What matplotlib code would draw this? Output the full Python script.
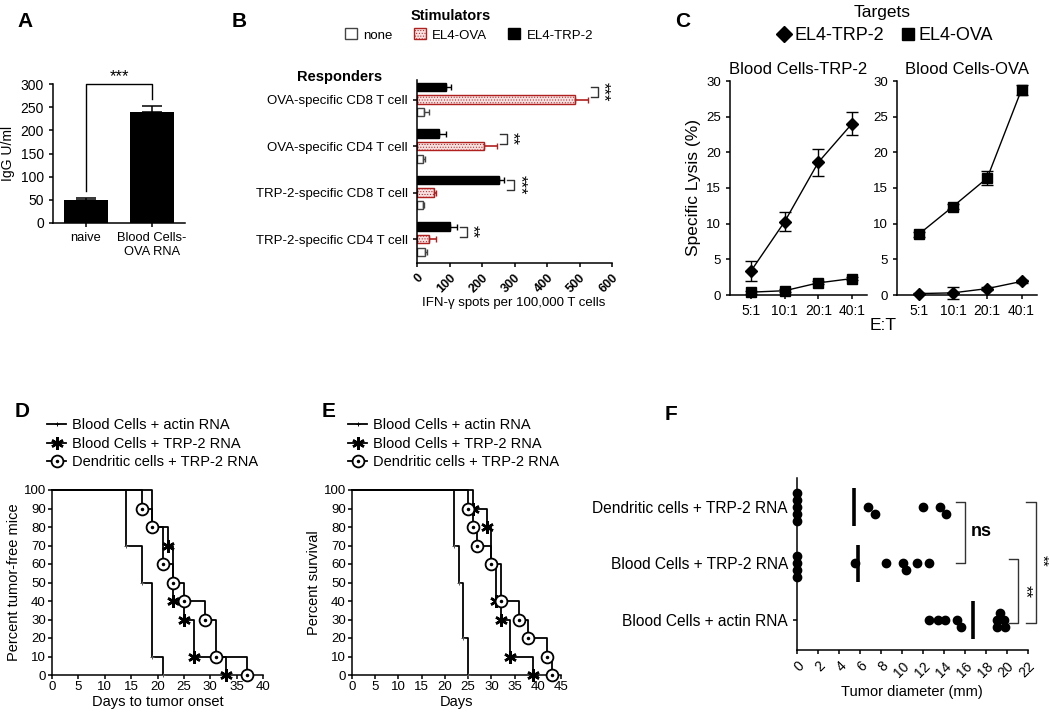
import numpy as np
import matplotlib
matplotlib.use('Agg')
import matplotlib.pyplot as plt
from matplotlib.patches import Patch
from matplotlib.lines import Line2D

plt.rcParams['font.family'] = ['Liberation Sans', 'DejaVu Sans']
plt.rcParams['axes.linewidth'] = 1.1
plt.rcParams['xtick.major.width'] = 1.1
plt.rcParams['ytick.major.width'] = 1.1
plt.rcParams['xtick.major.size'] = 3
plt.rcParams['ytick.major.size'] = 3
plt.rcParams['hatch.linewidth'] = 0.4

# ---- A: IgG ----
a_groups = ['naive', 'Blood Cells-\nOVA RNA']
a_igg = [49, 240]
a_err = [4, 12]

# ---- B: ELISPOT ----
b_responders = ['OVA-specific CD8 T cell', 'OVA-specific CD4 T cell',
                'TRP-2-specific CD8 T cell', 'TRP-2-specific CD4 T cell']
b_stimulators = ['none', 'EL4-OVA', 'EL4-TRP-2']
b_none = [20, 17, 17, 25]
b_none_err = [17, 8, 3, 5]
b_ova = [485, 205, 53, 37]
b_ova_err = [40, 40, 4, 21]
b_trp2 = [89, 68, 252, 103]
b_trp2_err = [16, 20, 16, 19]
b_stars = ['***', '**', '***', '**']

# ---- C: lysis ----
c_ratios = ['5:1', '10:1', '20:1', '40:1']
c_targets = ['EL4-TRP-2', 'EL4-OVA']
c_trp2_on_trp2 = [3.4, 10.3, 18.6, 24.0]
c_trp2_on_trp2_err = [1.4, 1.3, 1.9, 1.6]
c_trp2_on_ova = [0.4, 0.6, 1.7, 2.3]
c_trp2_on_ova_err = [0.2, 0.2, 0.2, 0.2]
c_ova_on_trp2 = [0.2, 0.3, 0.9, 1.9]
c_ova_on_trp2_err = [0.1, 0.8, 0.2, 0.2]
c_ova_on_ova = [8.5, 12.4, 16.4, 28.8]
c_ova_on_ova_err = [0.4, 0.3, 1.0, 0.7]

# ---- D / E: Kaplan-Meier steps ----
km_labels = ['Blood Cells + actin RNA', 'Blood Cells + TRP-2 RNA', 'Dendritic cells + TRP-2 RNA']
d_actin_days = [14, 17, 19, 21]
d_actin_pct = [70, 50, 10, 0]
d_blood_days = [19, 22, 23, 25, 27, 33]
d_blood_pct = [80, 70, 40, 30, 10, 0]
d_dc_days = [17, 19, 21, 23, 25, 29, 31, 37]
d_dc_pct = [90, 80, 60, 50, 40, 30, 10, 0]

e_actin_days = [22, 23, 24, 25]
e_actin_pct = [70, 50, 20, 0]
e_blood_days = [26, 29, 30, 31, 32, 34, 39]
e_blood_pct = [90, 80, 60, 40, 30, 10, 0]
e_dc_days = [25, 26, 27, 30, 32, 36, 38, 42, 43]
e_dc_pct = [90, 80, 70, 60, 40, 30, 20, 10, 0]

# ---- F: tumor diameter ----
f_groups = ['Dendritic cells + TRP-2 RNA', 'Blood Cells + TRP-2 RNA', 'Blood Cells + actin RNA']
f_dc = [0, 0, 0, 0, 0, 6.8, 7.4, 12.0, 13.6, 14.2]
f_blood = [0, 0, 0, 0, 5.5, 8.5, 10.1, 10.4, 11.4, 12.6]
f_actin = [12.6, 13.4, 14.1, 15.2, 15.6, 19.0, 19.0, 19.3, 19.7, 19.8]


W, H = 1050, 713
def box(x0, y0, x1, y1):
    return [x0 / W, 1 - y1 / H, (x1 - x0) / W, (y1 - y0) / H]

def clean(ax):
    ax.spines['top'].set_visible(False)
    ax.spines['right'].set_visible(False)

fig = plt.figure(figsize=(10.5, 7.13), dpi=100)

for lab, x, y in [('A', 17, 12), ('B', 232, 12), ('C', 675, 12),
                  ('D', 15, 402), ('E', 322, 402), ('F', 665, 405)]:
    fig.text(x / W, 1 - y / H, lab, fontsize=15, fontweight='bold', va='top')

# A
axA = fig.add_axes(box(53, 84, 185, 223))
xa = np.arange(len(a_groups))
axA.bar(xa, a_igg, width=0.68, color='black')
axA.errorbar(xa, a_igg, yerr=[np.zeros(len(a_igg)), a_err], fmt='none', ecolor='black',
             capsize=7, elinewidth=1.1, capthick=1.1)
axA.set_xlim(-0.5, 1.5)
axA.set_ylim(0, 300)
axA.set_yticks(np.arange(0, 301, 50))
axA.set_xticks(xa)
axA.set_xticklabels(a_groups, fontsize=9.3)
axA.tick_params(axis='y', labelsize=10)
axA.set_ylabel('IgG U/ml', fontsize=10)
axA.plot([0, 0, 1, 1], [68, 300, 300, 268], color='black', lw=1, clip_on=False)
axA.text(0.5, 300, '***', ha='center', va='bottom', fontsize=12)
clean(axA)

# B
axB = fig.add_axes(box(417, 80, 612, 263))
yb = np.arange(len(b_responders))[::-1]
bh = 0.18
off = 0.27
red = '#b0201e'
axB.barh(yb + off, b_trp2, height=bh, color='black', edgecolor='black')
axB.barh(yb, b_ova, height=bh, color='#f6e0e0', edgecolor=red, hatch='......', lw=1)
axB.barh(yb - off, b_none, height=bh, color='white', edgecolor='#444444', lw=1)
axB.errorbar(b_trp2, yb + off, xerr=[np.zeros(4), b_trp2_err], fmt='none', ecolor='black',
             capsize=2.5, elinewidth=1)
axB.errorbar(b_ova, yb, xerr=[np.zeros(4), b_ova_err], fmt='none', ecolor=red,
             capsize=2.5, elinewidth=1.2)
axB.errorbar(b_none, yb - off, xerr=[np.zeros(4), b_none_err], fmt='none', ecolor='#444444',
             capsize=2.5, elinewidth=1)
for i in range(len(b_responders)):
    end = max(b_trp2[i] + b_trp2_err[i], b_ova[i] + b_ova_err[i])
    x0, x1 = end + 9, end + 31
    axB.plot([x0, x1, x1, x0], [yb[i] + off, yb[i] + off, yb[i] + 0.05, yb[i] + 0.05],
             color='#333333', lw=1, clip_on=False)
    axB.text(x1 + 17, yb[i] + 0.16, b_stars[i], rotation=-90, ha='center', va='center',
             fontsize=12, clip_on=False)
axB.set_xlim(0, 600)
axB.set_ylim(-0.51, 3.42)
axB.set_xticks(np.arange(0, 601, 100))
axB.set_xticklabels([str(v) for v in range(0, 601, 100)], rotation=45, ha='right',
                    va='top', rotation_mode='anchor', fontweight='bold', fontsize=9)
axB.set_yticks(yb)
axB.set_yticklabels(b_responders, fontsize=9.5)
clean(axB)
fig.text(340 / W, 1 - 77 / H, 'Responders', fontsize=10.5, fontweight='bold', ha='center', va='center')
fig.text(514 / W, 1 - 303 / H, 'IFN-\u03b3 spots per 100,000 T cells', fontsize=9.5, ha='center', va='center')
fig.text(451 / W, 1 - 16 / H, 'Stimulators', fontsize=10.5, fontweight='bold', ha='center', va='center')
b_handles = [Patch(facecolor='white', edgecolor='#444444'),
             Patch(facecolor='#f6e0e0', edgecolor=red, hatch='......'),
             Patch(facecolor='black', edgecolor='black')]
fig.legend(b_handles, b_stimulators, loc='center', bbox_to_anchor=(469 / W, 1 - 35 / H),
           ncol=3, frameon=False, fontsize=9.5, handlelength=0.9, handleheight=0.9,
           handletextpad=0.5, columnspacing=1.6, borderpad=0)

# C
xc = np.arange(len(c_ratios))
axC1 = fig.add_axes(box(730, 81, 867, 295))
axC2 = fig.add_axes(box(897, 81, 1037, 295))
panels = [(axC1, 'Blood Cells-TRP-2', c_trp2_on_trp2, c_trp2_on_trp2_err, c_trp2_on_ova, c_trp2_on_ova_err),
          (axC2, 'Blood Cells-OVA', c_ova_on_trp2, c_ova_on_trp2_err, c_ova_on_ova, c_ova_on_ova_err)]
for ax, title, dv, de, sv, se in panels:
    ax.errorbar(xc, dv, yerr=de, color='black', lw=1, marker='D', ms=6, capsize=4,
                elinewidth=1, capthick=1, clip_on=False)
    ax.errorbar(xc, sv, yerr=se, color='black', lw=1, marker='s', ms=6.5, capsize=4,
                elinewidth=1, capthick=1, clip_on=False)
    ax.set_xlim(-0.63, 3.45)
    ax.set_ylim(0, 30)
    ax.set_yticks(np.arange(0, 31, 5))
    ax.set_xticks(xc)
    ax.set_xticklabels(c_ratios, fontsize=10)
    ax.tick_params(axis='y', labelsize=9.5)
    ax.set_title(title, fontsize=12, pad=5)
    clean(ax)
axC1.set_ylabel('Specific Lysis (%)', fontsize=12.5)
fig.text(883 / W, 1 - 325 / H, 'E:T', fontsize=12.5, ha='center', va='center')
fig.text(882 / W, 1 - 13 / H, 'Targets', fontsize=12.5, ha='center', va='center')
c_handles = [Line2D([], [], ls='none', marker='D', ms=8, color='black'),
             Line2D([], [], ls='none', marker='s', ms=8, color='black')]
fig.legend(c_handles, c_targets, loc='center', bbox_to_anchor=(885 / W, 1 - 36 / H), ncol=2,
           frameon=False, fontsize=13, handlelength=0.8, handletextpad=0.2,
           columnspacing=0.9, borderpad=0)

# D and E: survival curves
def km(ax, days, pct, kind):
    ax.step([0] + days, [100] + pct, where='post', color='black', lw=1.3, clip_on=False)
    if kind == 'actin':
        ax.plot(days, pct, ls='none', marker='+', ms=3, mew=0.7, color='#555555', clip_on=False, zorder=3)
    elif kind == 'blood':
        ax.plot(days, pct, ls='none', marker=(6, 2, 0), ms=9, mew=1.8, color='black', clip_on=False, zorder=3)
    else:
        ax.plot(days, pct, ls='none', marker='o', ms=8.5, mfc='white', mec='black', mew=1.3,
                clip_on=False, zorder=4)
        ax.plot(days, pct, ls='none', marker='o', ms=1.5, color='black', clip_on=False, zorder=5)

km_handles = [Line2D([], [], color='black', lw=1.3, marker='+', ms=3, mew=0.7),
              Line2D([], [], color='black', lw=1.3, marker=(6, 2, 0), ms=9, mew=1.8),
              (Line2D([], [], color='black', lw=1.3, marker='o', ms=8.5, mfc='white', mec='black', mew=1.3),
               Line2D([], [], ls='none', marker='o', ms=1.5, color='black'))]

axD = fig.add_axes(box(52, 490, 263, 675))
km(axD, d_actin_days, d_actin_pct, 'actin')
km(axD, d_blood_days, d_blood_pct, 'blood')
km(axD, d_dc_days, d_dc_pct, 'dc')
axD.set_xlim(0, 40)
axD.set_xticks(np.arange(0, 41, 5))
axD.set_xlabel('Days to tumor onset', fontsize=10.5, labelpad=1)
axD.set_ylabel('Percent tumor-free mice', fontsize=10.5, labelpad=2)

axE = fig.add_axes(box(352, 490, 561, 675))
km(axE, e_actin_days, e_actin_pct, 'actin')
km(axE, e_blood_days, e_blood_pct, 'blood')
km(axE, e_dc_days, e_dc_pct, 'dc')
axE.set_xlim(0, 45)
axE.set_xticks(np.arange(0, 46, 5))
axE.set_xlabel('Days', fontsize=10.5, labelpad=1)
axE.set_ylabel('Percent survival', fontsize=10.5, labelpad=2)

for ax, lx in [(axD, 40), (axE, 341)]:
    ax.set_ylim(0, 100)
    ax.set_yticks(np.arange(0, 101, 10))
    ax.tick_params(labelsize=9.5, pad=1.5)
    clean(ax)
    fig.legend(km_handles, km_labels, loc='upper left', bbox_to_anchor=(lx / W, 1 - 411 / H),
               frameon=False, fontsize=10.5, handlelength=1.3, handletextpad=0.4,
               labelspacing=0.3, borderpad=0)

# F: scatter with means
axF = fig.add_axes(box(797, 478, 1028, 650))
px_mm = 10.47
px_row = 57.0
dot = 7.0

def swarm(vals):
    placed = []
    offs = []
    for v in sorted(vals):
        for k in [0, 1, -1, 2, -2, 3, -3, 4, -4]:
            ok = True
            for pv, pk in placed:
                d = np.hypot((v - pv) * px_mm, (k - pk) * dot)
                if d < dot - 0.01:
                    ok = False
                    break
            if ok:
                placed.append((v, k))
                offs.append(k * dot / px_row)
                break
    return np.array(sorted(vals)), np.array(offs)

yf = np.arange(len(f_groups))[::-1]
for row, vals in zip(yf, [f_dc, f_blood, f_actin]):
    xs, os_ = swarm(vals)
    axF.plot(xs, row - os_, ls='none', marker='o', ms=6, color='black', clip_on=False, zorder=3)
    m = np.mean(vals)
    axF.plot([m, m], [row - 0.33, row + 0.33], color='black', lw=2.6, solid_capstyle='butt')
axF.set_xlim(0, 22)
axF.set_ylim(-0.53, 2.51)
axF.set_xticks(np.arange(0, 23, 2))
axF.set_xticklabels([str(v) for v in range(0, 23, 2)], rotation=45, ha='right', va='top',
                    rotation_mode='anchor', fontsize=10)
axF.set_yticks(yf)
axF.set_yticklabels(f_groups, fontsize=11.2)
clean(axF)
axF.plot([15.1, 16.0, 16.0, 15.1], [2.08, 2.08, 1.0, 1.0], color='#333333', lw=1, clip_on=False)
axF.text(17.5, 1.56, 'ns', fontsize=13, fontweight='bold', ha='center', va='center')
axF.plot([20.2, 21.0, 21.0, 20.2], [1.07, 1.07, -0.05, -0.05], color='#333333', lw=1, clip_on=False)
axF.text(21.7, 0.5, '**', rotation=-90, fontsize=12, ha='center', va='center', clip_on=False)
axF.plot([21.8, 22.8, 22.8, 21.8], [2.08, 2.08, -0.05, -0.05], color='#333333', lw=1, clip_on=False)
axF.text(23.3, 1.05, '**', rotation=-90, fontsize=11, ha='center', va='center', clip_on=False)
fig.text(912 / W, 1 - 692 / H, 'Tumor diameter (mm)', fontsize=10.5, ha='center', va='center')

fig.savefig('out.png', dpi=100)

• [THE PROBLEM] Only lines that contain the word "matplotlib" are wanted; copy each of them.

• [SOLUTION FOR THIS TASK]
What matplotlib code would draw this? Output the full Python script.
import matplotlib
matplotlib.use('Agg')
import matplotlib.pyplot as plt
from matplotlib.patches import Patch
from matplotlib.lines import Line2D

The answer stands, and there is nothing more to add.